Faith Page, Central Oregonian, March 16, 2012
We are gathered around a big table and our Bibles and study books are out, ready to go to work. We start with a Bible reading and a meditation on the reading from a small book of devotions for every day. Then it’s time to gather in prayer for those in our hearts. Suddenly the room is alive with information. Most of the women gathered here are old friends. They have been gathering over long years and most of them have lived through the deaths of spouses, the births of grandchildren, the tragedies of untimely deaths and dramatic illnesses together. They have prayed for each other and each other’s dear ones and brought meals and whatever comforts were needed. I am the new addition to the group, and as we gather over prayer, the conversation always wanders into the backstory: whose son or daughter it was, who worked with whom, when that accident, tragedy, collapse was, who is suffering now, how to honor the experience rightly.
I learn every week about the depth of the experience of lives braided so closely together in a small place like Prineville. I am the city girl, so used to the isolation and anonymity that is possible in a metropolis where no one knows your name or your story. In this Bible study of women, I hear both the pragmatism required of all women who cope with life and death issues and the necessity of learning navigate the lack of privacy required of those who have no such anonymity. I not only learn the stories that color the picture of the people before me, I learn of the faith stories that shine like jewels through the times of darkness in their lives. It is good information for the city-girl pastor to have, both because it makes me appreciate the women who have welcomed me so graciously as their first woman pastor, but also because it inspires my own life of faith to hear about the small and large victories that lie at the heart of our community.

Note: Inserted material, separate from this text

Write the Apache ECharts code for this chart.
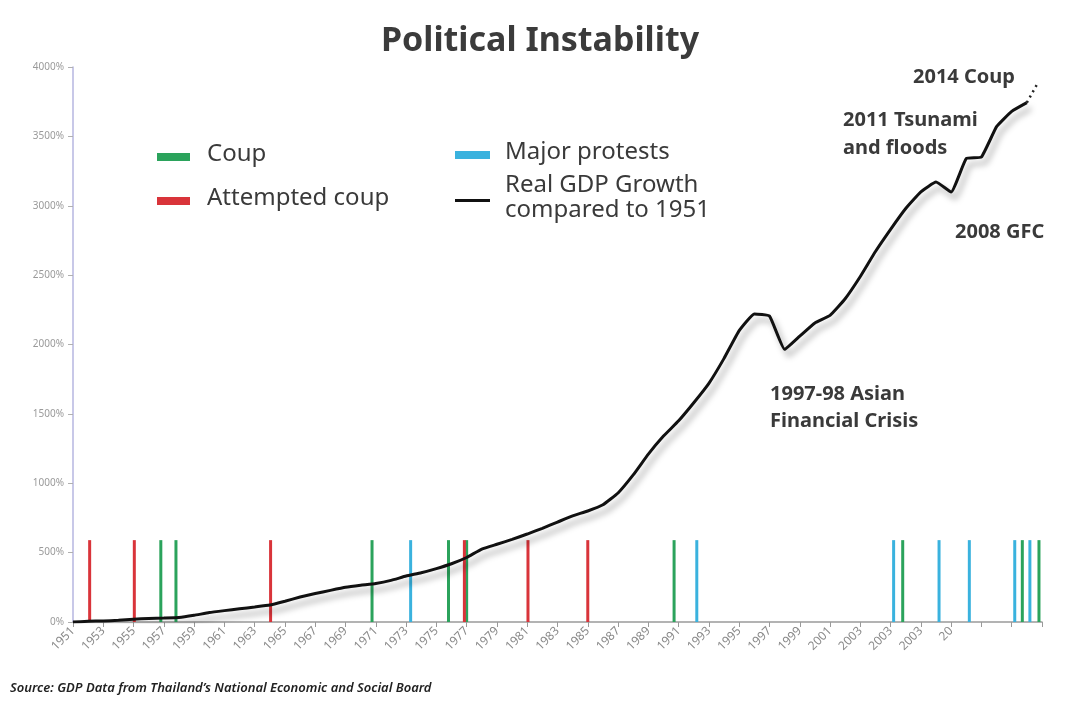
<!DOCTYPE html>
<html>
<head>
<meta charset="utf-8">
<script src="https://cdn.jsdelivr.net/npm/echarts@6/dist/echarts.min.js"></script>
<style>
html,body{margin:0;padding:0;background:#fff;}
#chart{width:1080px;height:704px;}
</style>
</head>
<body>
<div id="chart"></div>
<script>
// GDP growth relative to 1951 (%)
var gdpYears = [1951,1952,1953,1954,1955,1956,1957,1958,1959,1960,1961,1962,1963,1964,1965,1966,1967,1968,1969,1970,1971,1972,1973,1974,1975,1976,1977,1978,1979,1980,1981,1982,1983,1984,1985,1986,1987,1988,1989,1990,1991,1992,1993,1994,1995,1996,1997,1998,1999,2000,2001,2002,2003,2004,2005,2006,2007,2008,2009,2010,2011,2012,2013,2014];
var gdpValues = [0,5,8,12,20,25,28,32,48,68,82,95,108,122,150,180,205,228,250,265,278,300,331,355,385,420,465,525,560,595,634,675,720,765,800,845,930,1060,1210,1340,1450,1580,1720,1900,2100,2220,2205,1965,2060,2155,2210,2330,2490,2670,2830,2980,3100,3171,3099,3340,3352,3570,3680,3743];
// dotted continuation after 2014
var projYears = [2014, 2014.7];
var projValues = [3743, 3880];

// event markers (year positions as drawn)
var eventHeight = 590;
var coupYears = [1956.8, 1957.8, 1970.75, 1975.8, 1977.0, 1990.7, 2005.8, 2013.7, 2014.8];
var attemptedYears = [1952.1, 1955.05, 1964.05, 1976.85, 1981.05, 1985.0];
var protestYears = [1973.3, 1992.2, 2005.2, 2008.2, 2010.2, 2013.2, 2014.2];

// x tick labels as printed (every 2 years from 1951)
var xTickLabels = ["1951","1953","1955","1957","1959","1961","1963","1965","1967","1969","1971","1973","1975","1977","1979","1981","1983","1985","1987","1989","1991","1993","1995","1997","1999","2001","2003","2003","2003","20","","",""];

function pairs(xs, ys){ return xs.map(function(x,i){ return [x, ys[i]]; }); }
function events(xs){ return xs.map(function(x){ return [x, eventHeight]; }); }

var cGreen = '#2ba35c', cRed = '#d9343a', cBlue = '#3ab2de';
var txt = '#3a3a3a';
var annFont = 'bold 20px "Noto Sans"';

var chart = echarts.init(document.getElementById('chart'), null, {renderer:'canvas'});
chart.setOption({
  backgroundColor:'#ffffff',
  animation:false,
  title:{
    text:'Political Instability', left:'center', top:19,
    textStyle:{fontFamily:'Noto Sans', fontSize:34, fontWeight:'bold', color:'#3b3b3b'}
  },
  grid:{left:73, right:38, top:67, bottom:82},
  xAxis:{
    type:'value', min:1951, max:2015, interval:2,
    axisLine:{lineStyle:{color:'#9a9a9a', width:1.5}},
    axisTick:{show:true, length:5, lineStyle:{color:'#9a9a9a'}},
    splitLine:{show:false},
    axisLabel:{
      rotate:45, fontSize:12, color:'#8a8a8a', fontFamily:'Noto Sans', margin:7,
      formatter:function(v){ var i = Math.round((v-1951)/2); return xTickLabels[i] || ''; }
    }
  },
  yAxis:{
    type:'value', min:0, max:4000, interval:500,
    axisLine:{show:true, lineStyle:{color:'#b6b6e0', width:1.5}},
    axisTick:{show:true, length:5, lineStyle:{color:'#b0b0b0'}},
    splitLine:{show:false},
    axisLabel:{formatter:function(v){ return v + '%'; }, fontSize:10, color:'#9a9a9a', fontFamily:'Noto Sans', margin:9}
  },
  series:[
    {name:'Coup', type:'bar', data:events(coupYears), barWidth:3, barGap:'-100%', itemStyle:{color:cGreen}, z:2},
    {name:'Attempted coup', type:'bar', data:events(attemptedYears), barWidth:3, barGap:'-100%', itemStyle:{color:cRed}, z:2},
    {name:'Major protests', type:'bar', data:events(protestYears), barWidth:3, barGap:'-100%', itemStyle:{color:cBlue}, z:2},
    {name:'Real GDP Growth compared to 1951', type:'line', data:pairs(gdpYears,gdpValues), smooth:0.12, symbol:'none',
      lineStyle:{color:'#111', width:3, shadowColor:'rgba(0,0,0,0.35)', shadowBlur:6, shadowOffsetX:4, shadowOffsetY:6}, z:5},
    {name:'projection', type:'line', data:pairs(projYears,projValues), symbol:'none',
      lineStyle:{color:'#222', width:2.5, type:[2,4]}, z:5}
  ],
  graphic:[
    // legend
    {type:'rect', left:157, top:153, shape:{width:33, height:8}, style:{fill:cGreen}},
    {type:'text', left:207, top:142, style:{text:'Coup', font:'24px "Noto Sans"', fill:txt}},
    {type:'rect', left:157, top:197, shape:{width:33, height:8}, style:{fill:cRed}},
    {type:'text', left:207, top:186, style:{text:'Attempted coup', font:'24px "Noto Sans"', fill:txt}},
    {type:'rect', left:455, top:151, shape:{width:35, height:8}, style:{fill:cBlue}},
    {type:'text', left:505, top:140, style:{text:'Major protests', font:'24px "Noto Sans"', fill:txt}},
    {type:'rect', left:455, top:199, shape:{width:35, height:3}, style:{fill:'#111'}},
    {type:'text', left:505, top:173, style:{text:'Real GDP Growth\ncompared to 1951', font:'24px "Noto Sans"', fill:txt, lineHeight:25}},
    // annotations
    {type:'text', left:913, top:67, style:{text:'2014 Coup', font:annFont, fill:txt}},
    {type:'text', left:843, top:106, style:{text:'2011 Tsunami\nand floods', font:annFont, fill:txt, lineHeight:28}},
    {type:'text', left:955, top:222, style:{text:'2008 GFC', font:annFont, fill:txt}},
    {type:'text', left:770, top:381, style:{text:'1997-98 Asian\nFinancial Crisis', font:annFont, fill:txt, lineHeight:27}},
    // source
    {type:'text', left:10, top:682, style:{text:'Source: GDP Data from Thailand\u2019s National Economic and Social Board', font:'italic 600 13px "Noto Sans"', fill:'#222'}}
  ]
});
</script>
</body>
</html>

I was always impatient with my mother’s spirituality and that of her friends. I wanted to hang out with the people who were discussing theological issues, not with the ladies who were too often relegated to the kitchen. Now my mother is gone, and these women who have lived a life of faith and faithfulness are my guides to putting that theology I so longed for to work in the world. Every week they show me how the words on the pages of Scripture become the source of building relationships and conducting the details of a rich Christian life. There they find the strength to stand up to whatever the world throws at them and those they love. They find the compassion to walk with those who have been rejected and treated as worthless. Their practical understanding of how God is at work in life is a blessing for the theologian who wanted to argue about Biblical interpretation, and now wants to hear how the love of Jesus transforms hearts.

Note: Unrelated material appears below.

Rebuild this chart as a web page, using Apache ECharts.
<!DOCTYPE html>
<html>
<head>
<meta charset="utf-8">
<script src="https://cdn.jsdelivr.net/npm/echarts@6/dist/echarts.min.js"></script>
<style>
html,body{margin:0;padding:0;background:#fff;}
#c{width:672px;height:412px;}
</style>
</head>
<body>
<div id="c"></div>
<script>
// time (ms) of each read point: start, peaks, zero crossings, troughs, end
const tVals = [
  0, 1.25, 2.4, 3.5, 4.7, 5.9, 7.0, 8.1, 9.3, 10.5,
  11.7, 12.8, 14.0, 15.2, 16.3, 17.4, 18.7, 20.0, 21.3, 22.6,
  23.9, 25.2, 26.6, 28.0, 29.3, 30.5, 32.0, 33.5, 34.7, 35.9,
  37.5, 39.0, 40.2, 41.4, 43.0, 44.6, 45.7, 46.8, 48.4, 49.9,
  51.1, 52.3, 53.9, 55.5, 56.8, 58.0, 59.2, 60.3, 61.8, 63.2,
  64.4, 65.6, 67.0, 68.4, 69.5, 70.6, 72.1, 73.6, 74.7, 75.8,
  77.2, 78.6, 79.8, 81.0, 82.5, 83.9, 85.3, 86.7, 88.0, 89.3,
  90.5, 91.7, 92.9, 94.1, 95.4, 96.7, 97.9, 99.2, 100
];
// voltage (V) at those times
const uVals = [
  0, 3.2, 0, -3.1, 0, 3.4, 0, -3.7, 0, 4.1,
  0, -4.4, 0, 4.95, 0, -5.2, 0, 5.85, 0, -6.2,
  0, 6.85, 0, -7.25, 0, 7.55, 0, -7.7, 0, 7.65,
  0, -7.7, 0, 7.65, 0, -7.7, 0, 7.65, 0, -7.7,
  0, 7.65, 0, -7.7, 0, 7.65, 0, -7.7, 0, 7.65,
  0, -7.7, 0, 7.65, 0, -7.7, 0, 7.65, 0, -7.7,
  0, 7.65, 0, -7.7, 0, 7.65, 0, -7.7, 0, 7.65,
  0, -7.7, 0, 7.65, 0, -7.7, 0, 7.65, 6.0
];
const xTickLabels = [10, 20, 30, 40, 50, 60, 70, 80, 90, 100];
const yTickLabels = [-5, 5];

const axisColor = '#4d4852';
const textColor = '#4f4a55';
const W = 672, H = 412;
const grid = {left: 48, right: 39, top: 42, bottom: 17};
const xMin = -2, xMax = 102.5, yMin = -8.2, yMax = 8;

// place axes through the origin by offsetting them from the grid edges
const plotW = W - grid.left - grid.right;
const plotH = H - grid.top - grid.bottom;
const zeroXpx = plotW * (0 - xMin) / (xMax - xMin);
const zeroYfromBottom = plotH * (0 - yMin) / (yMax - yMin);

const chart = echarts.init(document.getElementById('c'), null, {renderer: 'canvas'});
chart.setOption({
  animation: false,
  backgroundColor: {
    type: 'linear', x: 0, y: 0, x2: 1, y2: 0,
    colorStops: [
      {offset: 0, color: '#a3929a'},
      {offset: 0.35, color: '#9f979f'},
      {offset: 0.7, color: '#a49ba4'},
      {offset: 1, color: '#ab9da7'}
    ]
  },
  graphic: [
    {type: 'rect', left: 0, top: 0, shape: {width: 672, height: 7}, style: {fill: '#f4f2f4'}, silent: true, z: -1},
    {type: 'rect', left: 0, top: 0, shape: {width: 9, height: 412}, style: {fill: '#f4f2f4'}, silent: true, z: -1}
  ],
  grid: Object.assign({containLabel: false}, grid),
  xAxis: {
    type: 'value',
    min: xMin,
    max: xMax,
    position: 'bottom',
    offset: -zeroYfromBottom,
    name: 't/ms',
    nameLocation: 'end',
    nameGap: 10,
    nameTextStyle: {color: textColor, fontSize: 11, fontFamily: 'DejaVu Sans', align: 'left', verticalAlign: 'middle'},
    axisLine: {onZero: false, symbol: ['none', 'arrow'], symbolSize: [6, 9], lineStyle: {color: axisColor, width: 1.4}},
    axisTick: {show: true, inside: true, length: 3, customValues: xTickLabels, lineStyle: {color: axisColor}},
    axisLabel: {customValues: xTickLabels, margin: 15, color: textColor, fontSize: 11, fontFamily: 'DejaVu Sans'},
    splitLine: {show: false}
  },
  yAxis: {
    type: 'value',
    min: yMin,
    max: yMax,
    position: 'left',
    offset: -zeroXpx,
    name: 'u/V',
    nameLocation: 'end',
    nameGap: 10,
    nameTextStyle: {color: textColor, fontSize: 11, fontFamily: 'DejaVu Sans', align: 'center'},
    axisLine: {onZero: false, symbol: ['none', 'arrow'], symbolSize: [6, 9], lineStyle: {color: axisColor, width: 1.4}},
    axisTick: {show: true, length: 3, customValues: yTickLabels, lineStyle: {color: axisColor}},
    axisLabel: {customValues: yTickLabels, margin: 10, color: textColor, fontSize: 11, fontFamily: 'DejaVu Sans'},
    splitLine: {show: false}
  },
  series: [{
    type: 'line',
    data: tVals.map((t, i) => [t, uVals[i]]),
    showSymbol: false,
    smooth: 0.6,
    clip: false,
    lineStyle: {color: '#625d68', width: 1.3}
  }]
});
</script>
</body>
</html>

And so we gather on Wednesday mornings to study together. We take way too long assembling prayers because we have so much to tell each other about the specifics of the situation we pray for. It’s a way of lifting up those we love and commending them to God’s care. We dig deep into our experience as we read Scripture, letting the stories of Jesus and the stories of our ancestors in faith teach us to see more deeply into our own stories for the hope we need to keep at work being God’s people. And we laugh, the big bonus as we relax into loving to be together with Jesus in whose name we gather every week. I am pretty sure Jesus laughs with us too, as we recognize our foibles and fallibilities, putting his arms around us to reassure us that God’s grace has covered our sin, and that he loves as much as ever. And then we go home, having lifted each other up and shared the confidence that, as God’s dear ones, we are safe in God’s care until we gather again.